**Stated problem**
Each line from the start of the records below through the line that contains "(0,0) rectangle (14,664);" should be printed exactly. Pictures are omitted.

(Saved data entries)
BEGIN

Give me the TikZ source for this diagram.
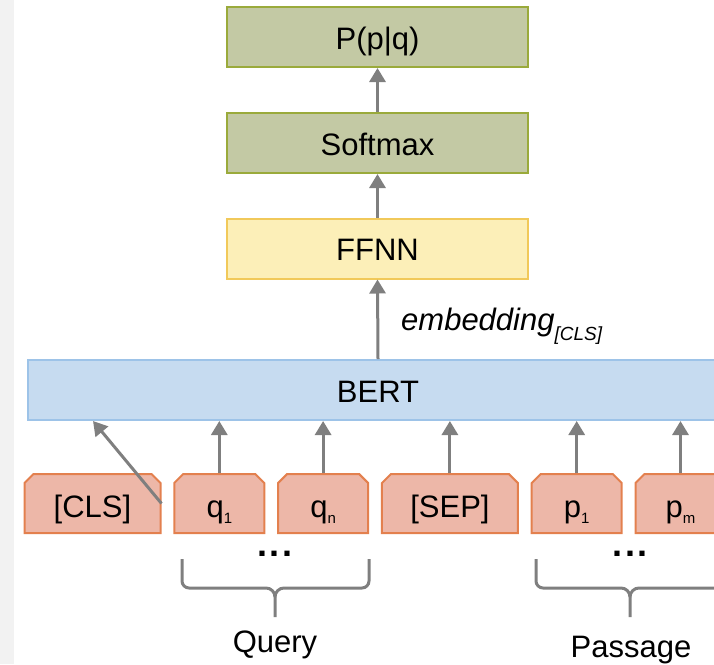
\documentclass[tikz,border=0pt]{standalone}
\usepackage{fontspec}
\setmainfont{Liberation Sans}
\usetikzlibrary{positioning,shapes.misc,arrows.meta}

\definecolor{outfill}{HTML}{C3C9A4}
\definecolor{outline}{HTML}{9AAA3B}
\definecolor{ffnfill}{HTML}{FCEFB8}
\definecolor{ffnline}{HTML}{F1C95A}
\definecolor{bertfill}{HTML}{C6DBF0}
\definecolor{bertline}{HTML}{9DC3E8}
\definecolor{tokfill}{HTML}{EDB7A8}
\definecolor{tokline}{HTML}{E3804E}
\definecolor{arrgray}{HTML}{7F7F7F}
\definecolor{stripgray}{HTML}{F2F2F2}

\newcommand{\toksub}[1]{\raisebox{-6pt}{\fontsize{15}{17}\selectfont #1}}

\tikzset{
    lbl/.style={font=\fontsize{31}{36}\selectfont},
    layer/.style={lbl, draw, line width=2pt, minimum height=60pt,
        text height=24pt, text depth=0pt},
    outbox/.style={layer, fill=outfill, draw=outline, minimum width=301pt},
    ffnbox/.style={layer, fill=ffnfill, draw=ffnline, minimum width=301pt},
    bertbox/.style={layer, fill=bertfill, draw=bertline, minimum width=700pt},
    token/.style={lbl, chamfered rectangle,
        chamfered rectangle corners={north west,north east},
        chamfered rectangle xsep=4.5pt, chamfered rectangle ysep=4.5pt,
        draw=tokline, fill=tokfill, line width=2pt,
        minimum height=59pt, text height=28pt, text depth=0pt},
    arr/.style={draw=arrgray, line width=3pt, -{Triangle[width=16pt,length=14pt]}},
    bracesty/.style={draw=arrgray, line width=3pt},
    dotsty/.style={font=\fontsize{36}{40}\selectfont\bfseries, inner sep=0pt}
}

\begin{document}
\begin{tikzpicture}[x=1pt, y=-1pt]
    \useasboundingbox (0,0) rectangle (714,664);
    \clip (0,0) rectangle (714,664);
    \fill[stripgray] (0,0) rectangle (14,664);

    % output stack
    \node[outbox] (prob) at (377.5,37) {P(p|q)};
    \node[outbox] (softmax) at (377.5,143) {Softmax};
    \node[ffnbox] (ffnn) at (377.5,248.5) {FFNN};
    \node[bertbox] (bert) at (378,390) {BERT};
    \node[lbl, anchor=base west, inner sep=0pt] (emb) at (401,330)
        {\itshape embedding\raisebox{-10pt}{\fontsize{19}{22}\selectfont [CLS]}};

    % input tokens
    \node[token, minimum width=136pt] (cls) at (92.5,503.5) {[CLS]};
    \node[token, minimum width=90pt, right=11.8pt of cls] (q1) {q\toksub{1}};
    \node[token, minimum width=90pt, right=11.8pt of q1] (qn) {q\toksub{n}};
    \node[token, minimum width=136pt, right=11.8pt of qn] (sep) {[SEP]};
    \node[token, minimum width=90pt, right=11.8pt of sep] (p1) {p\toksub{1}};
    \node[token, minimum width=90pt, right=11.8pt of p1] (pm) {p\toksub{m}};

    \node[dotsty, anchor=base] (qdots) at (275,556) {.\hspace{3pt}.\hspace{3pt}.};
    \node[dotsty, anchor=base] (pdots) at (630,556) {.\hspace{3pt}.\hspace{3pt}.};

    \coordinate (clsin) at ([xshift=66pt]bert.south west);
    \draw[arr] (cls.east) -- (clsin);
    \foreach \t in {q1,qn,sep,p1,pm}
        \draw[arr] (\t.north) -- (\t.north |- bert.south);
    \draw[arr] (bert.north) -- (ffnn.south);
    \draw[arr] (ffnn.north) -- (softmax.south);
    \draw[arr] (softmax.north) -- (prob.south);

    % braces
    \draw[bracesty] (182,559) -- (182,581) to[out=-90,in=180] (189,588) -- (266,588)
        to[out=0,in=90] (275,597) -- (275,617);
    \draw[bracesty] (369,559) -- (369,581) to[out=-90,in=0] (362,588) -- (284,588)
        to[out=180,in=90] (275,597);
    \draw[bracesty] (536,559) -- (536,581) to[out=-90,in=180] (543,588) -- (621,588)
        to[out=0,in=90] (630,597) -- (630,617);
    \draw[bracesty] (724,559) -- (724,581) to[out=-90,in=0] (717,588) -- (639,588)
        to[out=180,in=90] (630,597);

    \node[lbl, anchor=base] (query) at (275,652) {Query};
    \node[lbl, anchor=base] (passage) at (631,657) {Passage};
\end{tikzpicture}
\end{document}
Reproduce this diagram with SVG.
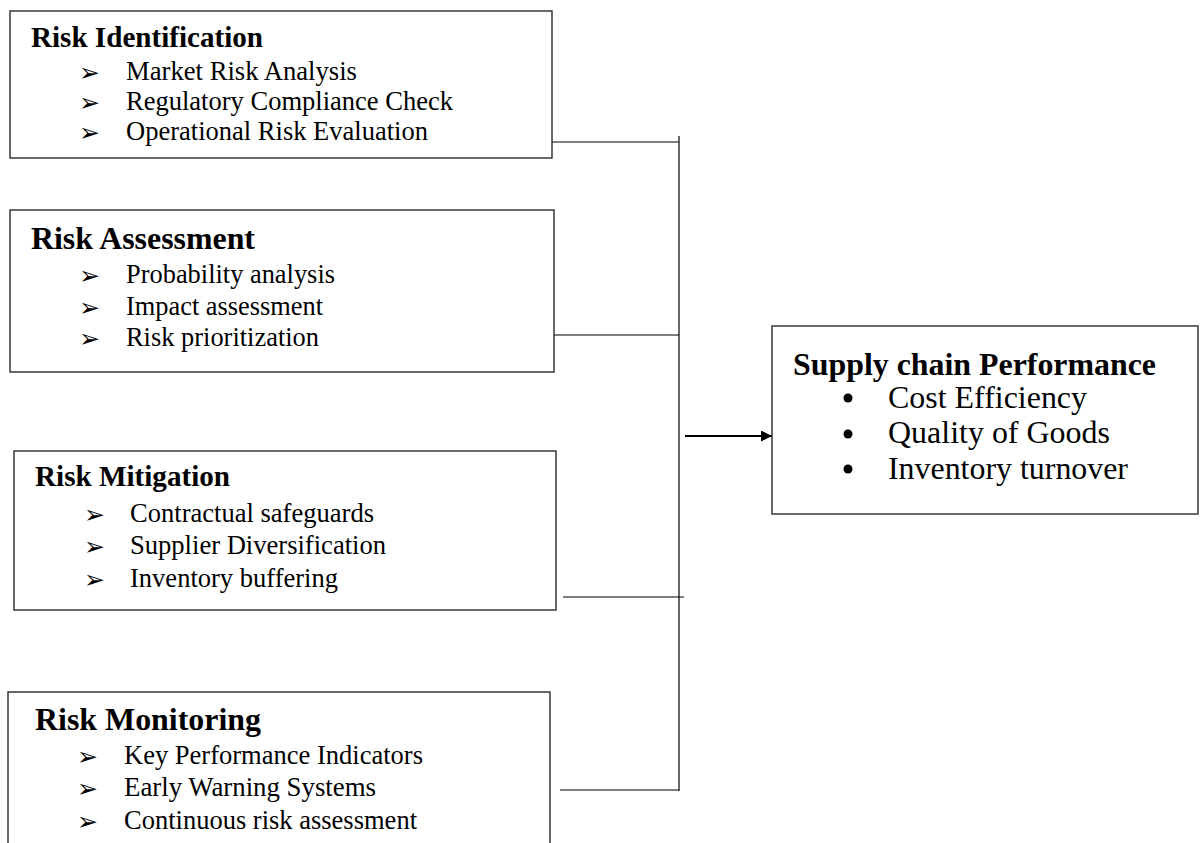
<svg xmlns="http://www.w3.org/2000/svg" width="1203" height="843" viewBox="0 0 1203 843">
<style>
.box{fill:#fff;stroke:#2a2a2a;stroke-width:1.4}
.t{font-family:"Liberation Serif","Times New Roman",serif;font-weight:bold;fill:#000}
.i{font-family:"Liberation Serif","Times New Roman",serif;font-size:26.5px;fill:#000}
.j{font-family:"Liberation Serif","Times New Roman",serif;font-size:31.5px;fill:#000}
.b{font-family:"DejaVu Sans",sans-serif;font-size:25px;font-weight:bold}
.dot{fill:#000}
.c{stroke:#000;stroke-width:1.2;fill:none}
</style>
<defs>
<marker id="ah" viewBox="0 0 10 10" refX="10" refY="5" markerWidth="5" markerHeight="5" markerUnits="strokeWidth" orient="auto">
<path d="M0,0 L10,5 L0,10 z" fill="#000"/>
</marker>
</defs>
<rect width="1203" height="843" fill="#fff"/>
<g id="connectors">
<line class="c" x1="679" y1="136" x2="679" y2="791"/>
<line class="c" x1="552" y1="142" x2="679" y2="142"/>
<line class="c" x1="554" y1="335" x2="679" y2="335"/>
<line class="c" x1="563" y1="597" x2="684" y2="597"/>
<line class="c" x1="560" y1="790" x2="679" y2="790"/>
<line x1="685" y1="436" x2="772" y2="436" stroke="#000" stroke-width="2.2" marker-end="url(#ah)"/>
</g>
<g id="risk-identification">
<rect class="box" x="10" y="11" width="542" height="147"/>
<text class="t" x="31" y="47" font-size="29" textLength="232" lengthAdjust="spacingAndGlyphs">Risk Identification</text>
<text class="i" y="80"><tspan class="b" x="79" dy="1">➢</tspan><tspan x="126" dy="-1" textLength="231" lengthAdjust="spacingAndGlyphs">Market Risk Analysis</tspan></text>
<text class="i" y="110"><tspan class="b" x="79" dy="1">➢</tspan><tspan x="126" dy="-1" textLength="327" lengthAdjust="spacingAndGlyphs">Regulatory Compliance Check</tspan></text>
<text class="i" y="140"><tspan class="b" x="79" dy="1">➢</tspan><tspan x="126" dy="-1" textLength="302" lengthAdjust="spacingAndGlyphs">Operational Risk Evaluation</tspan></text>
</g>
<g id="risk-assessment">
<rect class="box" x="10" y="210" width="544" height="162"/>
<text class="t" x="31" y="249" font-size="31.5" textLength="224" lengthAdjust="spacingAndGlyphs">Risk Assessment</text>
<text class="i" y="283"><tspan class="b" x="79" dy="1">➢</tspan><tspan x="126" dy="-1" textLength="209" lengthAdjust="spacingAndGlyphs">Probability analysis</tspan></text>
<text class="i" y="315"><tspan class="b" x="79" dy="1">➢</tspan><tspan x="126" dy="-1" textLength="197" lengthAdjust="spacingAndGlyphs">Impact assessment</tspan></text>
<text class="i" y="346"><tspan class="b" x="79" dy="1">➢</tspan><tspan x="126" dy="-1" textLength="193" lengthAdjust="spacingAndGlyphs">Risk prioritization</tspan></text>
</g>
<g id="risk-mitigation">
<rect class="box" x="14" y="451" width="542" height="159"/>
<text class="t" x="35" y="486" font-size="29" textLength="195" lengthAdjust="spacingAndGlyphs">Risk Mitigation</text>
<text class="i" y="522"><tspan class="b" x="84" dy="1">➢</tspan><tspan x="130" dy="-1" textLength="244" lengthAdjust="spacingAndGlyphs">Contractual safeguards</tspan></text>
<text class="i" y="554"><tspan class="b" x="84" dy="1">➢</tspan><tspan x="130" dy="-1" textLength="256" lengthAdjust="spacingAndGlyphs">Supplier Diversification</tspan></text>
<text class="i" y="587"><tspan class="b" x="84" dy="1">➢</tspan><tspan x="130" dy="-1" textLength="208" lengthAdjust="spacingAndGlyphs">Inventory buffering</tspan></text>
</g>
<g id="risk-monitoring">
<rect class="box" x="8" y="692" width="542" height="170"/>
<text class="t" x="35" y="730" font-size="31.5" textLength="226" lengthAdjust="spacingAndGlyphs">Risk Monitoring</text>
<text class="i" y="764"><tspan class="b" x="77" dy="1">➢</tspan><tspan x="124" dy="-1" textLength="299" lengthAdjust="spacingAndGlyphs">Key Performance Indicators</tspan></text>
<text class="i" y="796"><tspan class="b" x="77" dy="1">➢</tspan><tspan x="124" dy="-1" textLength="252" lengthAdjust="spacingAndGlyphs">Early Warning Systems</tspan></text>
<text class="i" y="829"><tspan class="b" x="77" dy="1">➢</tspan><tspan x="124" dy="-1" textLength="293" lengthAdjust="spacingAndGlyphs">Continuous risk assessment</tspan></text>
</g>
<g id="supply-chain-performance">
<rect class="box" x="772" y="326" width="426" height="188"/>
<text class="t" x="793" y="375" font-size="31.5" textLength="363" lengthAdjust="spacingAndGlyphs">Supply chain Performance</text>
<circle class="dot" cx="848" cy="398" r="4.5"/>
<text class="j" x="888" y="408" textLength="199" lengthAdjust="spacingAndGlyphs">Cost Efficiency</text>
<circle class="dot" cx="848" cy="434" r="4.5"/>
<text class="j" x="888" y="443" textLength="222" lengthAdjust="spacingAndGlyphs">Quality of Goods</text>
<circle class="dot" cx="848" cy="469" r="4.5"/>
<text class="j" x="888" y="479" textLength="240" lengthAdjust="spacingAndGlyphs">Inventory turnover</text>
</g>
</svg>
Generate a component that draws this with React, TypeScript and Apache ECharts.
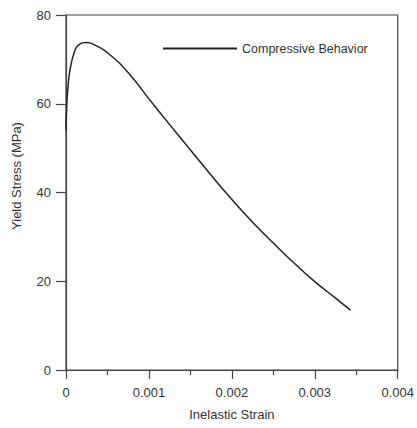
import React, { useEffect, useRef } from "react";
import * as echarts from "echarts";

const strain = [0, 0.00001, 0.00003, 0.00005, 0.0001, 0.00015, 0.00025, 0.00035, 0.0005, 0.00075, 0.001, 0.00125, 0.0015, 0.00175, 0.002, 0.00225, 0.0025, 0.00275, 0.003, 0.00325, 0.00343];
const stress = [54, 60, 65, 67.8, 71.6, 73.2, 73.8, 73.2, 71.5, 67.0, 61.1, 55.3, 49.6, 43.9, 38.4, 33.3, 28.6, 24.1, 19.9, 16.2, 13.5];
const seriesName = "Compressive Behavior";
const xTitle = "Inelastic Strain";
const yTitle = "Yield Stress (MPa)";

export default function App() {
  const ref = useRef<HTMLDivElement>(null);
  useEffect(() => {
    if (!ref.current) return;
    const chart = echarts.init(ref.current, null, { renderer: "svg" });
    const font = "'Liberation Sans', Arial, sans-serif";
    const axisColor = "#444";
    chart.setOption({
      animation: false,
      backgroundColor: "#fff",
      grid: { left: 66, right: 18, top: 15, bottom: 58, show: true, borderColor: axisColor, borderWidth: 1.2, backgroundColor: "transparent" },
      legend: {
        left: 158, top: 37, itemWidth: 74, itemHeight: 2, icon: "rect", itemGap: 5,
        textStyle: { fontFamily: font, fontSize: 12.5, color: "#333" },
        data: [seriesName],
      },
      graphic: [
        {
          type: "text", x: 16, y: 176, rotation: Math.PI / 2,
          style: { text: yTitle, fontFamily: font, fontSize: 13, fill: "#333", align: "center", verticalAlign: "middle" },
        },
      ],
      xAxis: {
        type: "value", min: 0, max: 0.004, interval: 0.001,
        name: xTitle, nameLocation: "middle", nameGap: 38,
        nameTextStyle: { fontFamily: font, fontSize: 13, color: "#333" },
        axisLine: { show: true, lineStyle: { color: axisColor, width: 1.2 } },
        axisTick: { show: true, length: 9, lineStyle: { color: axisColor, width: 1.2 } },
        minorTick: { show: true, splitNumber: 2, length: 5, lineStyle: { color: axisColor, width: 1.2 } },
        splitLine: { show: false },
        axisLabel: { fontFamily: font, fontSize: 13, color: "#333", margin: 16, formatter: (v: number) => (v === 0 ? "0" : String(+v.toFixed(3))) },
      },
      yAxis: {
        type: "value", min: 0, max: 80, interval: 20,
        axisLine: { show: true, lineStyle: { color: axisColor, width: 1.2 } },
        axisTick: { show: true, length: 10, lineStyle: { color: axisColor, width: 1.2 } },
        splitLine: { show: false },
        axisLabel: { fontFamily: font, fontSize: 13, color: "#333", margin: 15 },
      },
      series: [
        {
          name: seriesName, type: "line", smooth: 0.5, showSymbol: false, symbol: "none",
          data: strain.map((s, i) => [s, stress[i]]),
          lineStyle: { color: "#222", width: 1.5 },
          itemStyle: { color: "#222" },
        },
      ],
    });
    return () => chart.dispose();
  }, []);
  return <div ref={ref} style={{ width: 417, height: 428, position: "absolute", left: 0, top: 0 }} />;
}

END

**Answer to this problem**
Give me the TikZ source for this diagram.
\documentclass[tikz,border=0pt]{standalone}
\usepackage{fontspec}
\setmainfont{Liberation Sans}
\usetikzlibrary{positioning,shapes.misc,arrows.meta}

\definecolor{outfill}{HTML}{C3C9A4}
\definecolor{outline}{HTML}{9AAA3B}
\definecolor{ffnfill}{HTML}{FCEFB8}
\definecolor{ffnline}{HTML}{F1C95A}
\definecolor{bertfill}{HTML}{C6DBF0}
\definecolor{bertline}{HTML}{9DC3E8}
\definecolor{tokfill}{HTML}{EDB7A8}
\definecolor{tokline}{HTML}{E3804E}
\definecolor{arrgray}{HTML}{7F7F7F}
\definecolor{stripgray}{HTML}{F2F2F2}

\newcommand{\toksub}[1]{\raisebox{-6pt}{\fontsize{15}{17}\selectfont #1}}

\tikzset{
    lbl/.style={font=\fontsize{31}{36}\selectfont},
    layer/.style={lbl, draw, line width=2pt, minimum height=60pt,
        text height=24pt, text depth=0pt},
    outbox/.style={layer, fill=outfill, draw=outline, minimum width=301pt},
    ffnbox/.style={layer, fill=ffnfill, draw=ffnline, minimum width=301pt},
    bertbox/.style={layer, fill=bertfill, draw=bertline, minimum width=700pt},
    token/.style={lbl, chamfered rectangle,
        chamfered rectangle corners={north west,north east},
        chamfered rectangle xsep=4.5pt, chamfered rectangle ysep=4.5pt,
        draw=tokline, fill=tokfill, line width=2pt,
        minimum height=59pt, text height=28pt, text depth=0pt},
    arr/.style={draw=arrgray, line width=3pt, -{Triangle[width=16pt,length=14pt]}},
    bracesty/.style={draw=arrgray, line width=3pt},
    dotsty/.style={font=\fontsize{36}{40}\selectfont\bfseries, inner sep=0pt}
}

\begin{document}
\begin{tikzpicture}[x=1pt, y=-1pt]
    \useasboundingbox (0,0) rectangle (714,664);
    \clip (0,0) rectangle (714,664);
    \fill[stripgray] (0,0) rectangle (14,664);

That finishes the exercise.